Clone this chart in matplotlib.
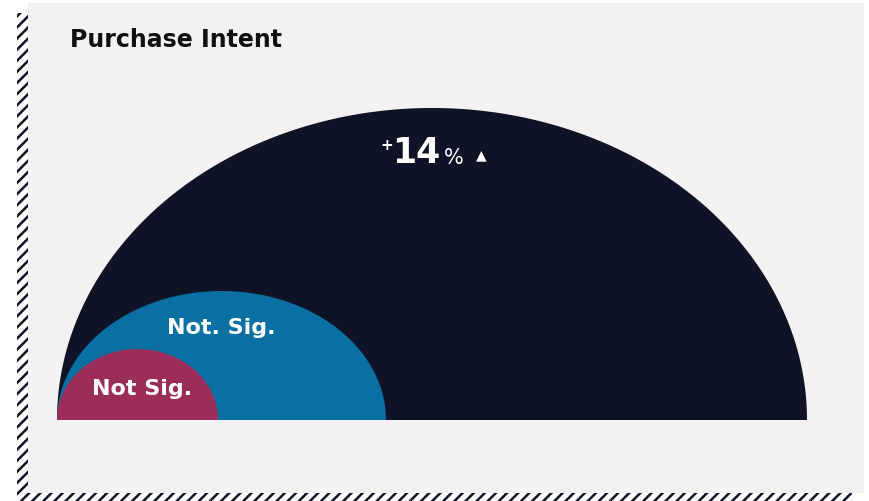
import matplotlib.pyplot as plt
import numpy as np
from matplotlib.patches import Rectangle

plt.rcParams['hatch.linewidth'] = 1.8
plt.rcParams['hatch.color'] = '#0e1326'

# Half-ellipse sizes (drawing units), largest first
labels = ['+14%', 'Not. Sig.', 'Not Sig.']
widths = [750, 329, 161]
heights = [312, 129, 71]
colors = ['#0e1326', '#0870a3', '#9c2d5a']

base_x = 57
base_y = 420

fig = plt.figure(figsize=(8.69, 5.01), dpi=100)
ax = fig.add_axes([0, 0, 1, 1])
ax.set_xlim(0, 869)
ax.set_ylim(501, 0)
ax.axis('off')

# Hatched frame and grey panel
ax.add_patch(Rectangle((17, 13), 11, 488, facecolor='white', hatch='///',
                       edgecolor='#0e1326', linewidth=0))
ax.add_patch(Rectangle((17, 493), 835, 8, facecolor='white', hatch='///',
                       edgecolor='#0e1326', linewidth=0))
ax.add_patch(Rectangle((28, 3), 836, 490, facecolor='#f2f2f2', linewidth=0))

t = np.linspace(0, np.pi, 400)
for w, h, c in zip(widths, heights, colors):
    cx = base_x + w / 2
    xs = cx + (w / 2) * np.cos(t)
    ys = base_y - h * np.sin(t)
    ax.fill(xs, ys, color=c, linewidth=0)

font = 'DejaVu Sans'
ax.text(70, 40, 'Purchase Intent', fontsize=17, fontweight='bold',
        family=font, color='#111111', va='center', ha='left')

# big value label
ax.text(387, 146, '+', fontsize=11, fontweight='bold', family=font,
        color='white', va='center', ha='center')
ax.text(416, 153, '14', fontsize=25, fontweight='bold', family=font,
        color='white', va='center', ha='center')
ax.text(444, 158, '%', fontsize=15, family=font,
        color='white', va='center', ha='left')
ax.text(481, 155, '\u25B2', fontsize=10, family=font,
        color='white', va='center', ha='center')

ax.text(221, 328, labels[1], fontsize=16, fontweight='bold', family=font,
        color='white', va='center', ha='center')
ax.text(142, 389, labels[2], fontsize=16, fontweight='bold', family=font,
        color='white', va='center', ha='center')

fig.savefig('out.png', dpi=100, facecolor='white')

******************************

• _Stated exercise_:
Give again, exactly, the lines from the start of the data through the one holding "ax.axis('off')"; omit the pictures.

• _The answer_:
Clone this chart in matplotlib.
import matplotlib.pyplot as plt
import numpy as np
from matplotlib.patches import Rectangle

plt.rcParams['hatch.linewidth'] = 1.8
plt.rcParams['hatch.color'] = '#0e1326'

# Half-ellipse sizes (drawing units), largest first
labels = ['+14%', 'Not. Sig.', 'Not Sig.']
widths = [750, 329, 161]
heights = [312, 129, 71]
colors = ['#0e1326', '#0870a3', '#9c2d5a']

base_x = 57
base_y = 420

fig = plt.figure(figsize=(8.69, 5.01), dpi=100)
ax = fig.add_axes([0, 0, 1, 1])
ax.set_xlim(0, 869)
ax.set_ylim(501, 0)
ax.axis('off')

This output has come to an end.